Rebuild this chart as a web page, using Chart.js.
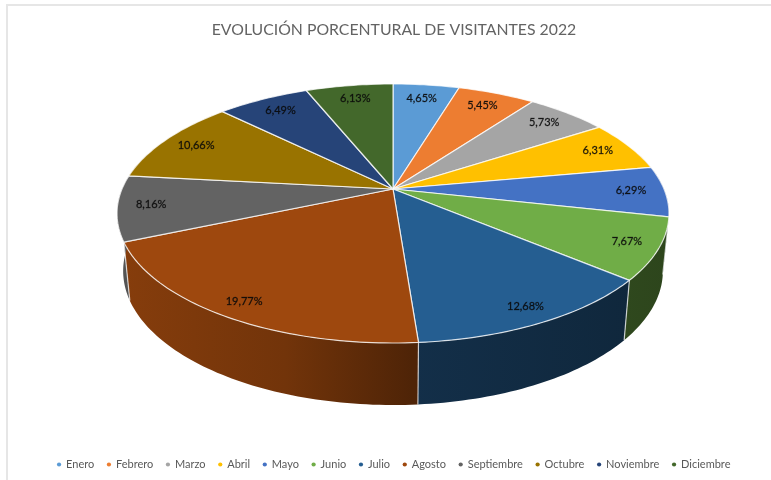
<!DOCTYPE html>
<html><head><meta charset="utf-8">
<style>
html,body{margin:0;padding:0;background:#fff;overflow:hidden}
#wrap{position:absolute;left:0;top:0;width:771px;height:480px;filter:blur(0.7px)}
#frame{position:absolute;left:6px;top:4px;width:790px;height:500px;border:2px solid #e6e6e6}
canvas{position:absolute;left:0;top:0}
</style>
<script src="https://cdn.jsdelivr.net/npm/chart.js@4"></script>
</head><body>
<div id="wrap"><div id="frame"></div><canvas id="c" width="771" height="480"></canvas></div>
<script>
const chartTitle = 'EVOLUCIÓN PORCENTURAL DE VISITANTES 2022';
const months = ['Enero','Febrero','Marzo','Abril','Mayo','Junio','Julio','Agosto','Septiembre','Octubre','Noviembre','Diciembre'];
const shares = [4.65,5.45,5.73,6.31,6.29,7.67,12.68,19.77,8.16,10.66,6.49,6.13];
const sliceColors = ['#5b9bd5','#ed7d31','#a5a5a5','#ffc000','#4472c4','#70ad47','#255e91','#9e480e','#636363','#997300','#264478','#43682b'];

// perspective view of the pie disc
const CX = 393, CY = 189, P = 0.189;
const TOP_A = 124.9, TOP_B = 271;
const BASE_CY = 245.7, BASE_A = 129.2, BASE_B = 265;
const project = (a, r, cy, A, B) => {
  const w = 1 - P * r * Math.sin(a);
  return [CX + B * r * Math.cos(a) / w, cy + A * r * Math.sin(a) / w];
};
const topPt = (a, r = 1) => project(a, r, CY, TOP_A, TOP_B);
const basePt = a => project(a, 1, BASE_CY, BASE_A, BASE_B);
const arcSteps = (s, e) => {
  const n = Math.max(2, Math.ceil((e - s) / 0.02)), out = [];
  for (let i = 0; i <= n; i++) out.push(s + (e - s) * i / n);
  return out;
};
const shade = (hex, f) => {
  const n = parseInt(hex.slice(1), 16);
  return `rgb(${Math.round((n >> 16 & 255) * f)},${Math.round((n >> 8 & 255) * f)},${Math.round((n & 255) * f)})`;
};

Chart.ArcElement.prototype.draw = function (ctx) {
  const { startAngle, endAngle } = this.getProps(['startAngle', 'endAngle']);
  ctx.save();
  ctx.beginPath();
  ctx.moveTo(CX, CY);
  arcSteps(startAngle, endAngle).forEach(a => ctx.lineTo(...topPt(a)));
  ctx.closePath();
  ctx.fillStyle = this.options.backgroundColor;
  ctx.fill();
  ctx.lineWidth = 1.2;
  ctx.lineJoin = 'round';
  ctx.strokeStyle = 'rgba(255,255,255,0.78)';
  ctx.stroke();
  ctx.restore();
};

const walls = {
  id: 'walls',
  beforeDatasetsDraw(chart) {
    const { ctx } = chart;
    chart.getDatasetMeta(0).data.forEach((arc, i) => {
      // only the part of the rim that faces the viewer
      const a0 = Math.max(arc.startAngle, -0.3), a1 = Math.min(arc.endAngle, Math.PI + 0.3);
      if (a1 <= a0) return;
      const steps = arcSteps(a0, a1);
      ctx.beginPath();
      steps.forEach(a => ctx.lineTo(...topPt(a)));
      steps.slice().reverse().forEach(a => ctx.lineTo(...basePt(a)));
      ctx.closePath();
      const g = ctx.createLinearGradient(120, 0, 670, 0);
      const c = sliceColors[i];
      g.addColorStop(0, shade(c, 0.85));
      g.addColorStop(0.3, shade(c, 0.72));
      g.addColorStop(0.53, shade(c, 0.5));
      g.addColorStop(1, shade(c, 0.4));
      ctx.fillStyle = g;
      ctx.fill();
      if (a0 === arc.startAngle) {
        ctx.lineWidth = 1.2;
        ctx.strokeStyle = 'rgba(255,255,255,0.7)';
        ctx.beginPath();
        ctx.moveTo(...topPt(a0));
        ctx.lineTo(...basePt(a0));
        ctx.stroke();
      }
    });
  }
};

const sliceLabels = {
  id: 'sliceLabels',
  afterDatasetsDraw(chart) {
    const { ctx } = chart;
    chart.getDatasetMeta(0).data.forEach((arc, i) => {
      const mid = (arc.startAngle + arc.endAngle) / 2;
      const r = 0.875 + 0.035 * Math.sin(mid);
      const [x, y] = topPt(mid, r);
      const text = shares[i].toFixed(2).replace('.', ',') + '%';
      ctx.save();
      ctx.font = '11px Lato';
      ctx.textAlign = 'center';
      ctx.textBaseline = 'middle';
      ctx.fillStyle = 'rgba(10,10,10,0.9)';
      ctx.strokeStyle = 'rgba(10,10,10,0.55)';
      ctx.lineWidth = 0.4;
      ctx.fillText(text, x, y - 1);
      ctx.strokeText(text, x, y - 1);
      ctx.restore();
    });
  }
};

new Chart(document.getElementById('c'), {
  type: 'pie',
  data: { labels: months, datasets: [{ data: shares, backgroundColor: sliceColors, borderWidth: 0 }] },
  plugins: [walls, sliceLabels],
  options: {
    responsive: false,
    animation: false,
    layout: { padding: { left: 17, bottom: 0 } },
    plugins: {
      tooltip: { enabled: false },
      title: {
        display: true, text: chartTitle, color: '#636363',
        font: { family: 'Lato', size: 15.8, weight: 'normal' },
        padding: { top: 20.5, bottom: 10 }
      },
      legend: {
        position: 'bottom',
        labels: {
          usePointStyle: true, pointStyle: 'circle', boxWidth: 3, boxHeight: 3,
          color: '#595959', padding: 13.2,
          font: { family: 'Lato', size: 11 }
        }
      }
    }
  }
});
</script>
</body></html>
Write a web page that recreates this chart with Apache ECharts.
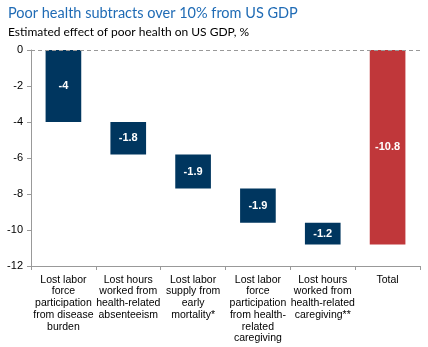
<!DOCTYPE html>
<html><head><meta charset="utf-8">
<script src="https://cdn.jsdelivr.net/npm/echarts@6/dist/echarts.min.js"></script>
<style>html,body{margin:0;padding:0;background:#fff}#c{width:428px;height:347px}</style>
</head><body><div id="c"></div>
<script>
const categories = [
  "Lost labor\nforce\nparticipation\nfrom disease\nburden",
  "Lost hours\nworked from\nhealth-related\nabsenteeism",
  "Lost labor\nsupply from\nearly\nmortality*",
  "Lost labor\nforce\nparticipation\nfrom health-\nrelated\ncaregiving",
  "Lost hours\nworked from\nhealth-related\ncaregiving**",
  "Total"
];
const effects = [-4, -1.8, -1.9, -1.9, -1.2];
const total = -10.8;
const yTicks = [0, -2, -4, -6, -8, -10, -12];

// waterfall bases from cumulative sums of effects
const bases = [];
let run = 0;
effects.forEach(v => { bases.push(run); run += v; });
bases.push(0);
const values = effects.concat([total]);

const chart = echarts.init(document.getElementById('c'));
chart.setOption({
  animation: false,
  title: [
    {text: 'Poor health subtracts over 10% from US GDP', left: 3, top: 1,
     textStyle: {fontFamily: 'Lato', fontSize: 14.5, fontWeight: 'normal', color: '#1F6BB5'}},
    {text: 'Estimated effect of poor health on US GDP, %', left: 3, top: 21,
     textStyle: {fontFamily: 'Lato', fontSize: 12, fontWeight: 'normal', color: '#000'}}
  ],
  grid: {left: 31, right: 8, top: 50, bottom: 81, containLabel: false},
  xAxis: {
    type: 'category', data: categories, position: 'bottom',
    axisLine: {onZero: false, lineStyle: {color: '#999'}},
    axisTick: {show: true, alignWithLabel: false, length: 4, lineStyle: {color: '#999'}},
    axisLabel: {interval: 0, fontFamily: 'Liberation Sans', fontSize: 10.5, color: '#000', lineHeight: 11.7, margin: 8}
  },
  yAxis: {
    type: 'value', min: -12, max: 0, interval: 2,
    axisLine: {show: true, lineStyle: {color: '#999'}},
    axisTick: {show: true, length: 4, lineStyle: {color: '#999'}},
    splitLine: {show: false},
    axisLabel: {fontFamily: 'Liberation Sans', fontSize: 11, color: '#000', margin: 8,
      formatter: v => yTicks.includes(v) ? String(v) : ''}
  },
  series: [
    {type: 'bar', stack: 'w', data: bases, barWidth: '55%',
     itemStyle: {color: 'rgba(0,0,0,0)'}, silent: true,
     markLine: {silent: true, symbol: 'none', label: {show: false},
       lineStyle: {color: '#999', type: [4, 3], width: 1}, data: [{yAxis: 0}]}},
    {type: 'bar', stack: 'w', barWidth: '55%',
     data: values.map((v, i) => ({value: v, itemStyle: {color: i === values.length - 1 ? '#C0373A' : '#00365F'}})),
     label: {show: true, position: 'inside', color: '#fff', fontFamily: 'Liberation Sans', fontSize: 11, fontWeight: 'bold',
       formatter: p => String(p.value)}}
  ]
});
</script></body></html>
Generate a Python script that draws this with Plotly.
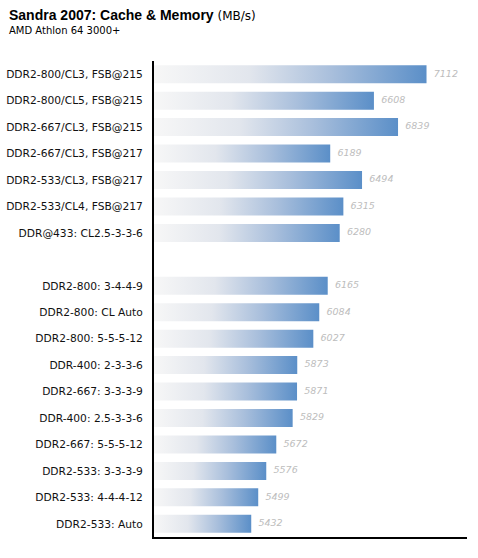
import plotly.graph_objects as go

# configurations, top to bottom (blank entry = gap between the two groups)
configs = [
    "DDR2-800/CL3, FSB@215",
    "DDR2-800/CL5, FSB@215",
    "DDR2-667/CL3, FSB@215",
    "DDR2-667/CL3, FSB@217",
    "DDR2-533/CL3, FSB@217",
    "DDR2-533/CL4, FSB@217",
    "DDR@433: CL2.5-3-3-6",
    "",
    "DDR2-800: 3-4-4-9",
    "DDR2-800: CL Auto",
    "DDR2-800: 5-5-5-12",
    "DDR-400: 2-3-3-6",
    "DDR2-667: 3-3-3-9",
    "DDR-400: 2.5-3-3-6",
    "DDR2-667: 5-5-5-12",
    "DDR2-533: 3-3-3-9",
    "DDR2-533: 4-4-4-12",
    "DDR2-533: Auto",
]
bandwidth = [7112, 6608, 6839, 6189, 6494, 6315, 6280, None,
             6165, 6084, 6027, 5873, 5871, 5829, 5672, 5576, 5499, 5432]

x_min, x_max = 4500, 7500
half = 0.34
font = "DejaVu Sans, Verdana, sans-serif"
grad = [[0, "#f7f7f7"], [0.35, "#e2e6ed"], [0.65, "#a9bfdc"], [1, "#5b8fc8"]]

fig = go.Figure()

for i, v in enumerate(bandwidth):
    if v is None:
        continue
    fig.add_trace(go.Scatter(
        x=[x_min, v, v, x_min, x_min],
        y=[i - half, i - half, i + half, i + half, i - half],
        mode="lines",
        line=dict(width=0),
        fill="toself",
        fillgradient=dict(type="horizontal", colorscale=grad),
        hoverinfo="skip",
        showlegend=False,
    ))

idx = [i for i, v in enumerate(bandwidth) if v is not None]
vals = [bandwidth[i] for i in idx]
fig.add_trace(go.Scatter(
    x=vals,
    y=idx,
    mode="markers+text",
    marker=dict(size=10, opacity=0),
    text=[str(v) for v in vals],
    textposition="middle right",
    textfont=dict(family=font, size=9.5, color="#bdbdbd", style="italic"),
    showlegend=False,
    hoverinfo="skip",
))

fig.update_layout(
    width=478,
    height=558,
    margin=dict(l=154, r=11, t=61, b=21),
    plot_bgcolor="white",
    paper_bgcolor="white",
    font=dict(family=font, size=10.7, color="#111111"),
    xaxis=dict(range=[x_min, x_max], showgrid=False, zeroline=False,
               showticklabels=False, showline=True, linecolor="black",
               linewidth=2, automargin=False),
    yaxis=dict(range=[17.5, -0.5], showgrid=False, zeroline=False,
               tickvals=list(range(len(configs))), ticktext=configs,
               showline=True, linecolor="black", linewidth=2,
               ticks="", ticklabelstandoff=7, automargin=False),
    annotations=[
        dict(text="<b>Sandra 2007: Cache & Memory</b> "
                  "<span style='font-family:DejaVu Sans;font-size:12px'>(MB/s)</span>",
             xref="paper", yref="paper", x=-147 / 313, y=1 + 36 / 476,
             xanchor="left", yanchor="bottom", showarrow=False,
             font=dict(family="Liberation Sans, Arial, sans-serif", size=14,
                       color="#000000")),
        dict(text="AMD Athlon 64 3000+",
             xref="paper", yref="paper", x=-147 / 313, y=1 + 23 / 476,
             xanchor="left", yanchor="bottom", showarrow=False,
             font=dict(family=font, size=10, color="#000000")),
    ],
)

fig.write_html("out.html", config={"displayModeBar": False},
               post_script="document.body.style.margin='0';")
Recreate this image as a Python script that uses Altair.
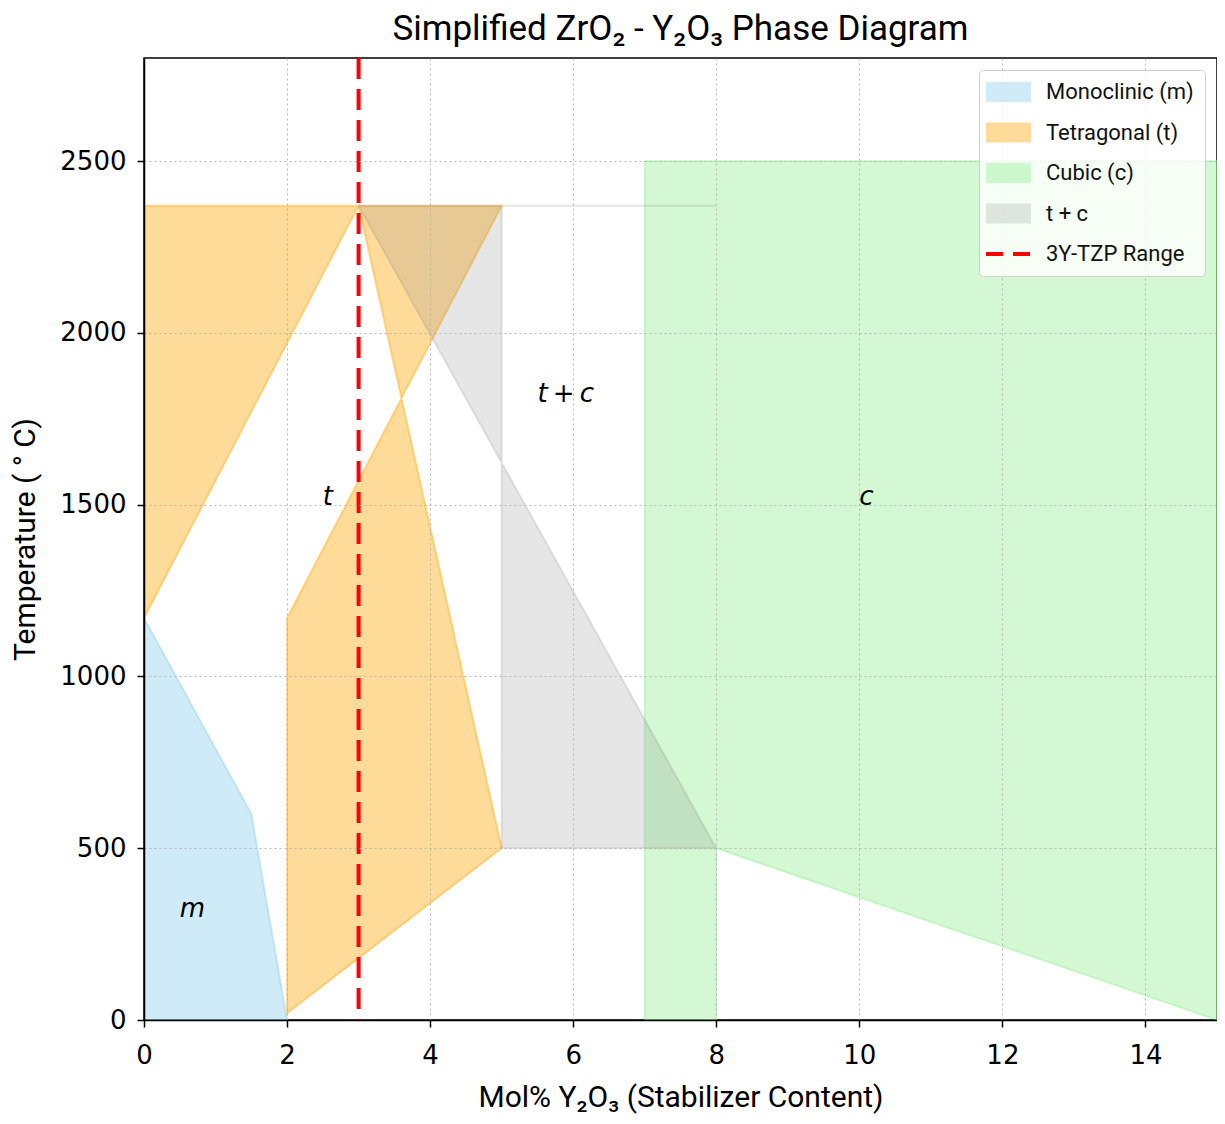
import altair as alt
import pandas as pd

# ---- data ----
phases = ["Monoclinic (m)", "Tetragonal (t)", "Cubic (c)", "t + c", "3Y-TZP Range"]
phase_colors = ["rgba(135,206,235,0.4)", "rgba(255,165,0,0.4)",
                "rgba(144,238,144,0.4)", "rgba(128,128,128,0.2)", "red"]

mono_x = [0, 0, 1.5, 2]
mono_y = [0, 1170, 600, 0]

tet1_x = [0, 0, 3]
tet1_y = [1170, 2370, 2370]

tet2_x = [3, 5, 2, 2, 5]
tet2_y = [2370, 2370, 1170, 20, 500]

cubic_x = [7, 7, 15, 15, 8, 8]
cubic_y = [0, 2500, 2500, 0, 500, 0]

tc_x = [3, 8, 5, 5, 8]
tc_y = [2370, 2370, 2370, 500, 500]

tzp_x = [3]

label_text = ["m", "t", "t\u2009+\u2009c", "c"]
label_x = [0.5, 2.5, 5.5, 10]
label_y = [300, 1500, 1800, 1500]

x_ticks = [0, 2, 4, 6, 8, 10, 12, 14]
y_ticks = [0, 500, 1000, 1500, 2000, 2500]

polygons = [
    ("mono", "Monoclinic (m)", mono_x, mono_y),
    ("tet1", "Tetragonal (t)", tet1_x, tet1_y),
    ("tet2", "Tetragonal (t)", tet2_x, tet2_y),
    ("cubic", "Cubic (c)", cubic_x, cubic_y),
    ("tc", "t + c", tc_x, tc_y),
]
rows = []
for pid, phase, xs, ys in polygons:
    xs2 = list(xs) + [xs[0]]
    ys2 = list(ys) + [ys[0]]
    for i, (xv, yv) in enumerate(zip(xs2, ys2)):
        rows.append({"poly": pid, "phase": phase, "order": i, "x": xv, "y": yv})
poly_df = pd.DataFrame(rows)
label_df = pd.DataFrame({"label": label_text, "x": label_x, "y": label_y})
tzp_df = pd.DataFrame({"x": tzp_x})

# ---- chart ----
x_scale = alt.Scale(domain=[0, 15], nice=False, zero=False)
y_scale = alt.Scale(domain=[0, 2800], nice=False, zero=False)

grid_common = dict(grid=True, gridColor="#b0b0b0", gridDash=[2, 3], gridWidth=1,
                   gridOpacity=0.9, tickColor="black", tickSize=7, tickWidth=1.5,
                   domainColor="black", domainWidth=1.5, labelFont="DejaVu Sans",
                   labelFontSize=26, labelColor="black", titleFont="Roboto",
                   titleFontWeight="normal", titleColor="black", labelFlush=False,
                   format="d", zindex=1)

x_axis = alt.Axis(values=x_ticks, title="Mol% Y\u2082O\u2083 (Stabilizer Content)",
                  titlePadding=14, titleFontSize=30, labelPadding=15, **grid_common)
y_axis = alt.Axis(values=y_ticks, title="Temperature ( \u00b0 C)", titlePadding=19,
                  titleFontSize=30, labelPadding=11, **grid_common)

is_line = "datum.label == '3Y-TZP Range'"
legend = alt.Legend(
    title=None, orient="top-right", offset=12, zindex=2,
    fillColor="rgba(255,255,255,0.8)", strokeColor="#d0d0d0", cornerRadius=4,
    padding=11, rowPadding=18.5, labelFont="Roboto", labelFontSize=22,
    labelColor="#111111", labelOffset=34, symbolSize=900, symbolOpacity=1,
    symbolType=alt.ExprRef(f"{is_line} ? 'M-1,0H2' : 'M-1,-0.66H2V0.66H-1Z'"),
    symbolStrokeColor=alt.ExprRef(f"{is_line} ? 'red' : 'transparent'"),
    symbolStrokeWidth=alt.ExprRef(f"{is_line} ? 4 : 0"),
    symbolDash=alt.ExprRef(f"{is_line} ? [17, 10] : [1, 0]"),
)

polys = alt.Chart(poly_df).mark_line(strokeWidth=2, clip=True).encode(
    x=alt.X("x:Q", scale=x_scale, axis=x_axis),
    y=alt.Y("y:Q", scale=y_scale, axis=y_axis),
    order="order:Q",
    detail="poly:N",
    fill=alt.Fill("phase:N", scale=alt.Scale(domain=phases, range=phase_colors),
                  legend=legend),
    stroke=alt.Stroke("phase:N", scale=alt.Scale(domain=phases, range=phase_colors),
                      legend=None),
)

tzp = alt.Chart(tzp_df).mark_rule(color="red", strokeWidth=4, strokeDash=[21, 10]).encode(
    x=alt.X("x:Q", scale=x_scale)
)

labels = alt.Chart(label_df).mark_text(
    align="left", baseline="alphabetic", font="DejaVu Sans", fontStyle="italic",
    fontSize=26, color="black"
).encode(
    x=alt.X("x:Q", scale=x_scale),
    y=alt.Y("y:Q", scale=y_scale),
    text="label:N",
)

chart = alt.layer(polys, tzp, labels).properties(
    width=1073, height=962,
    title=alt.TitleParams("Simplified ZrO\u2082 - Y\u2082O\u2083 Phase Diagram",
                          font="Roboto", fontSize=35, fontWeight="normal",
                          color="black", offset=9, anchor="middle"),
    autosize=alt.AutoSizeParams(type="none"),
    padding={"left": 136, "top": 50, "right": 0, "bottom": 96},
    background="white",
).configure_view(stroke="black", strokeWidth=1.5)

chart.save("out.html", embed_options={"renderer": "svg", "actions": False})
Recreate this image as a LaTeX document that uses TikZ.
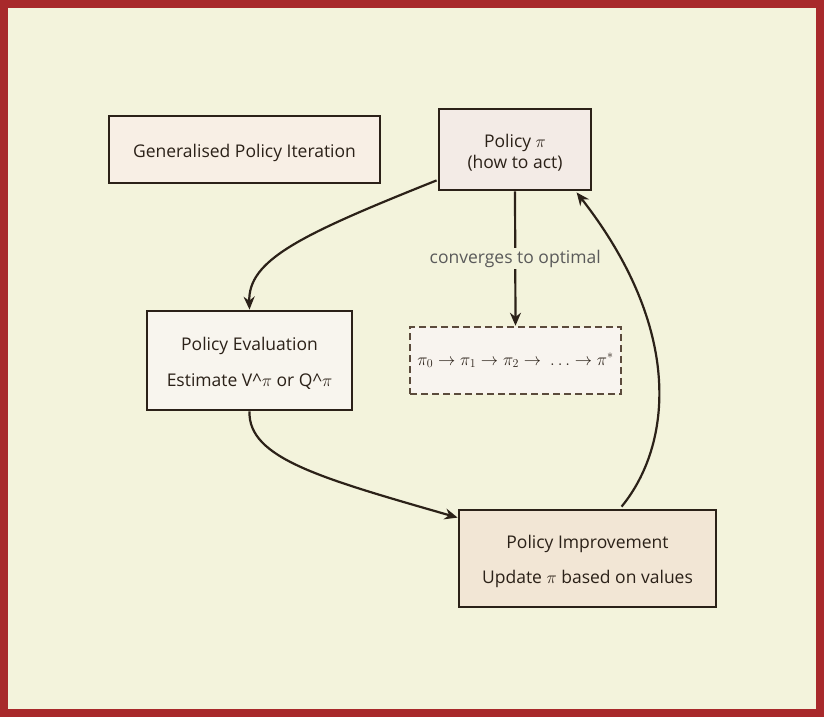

- [Problem details]:
Copy each line of the preceding data that contains the string "this".

- [Exercise response]:
Rebuild this chart as a web page, using Chart.js.
  const { startAngle, endAngle } = this.getProps(['startAngle', 'endAngle']);
  ctx.fillStyle = this.options.backgroundColor;
Write a web page that recreates this chart with Apache ECharts.
Generate a Python script that draws this with Plotly.
Recreate this image as a Python script that uses Altair.
Recreate this image as a LaTeX document that uses TikZ.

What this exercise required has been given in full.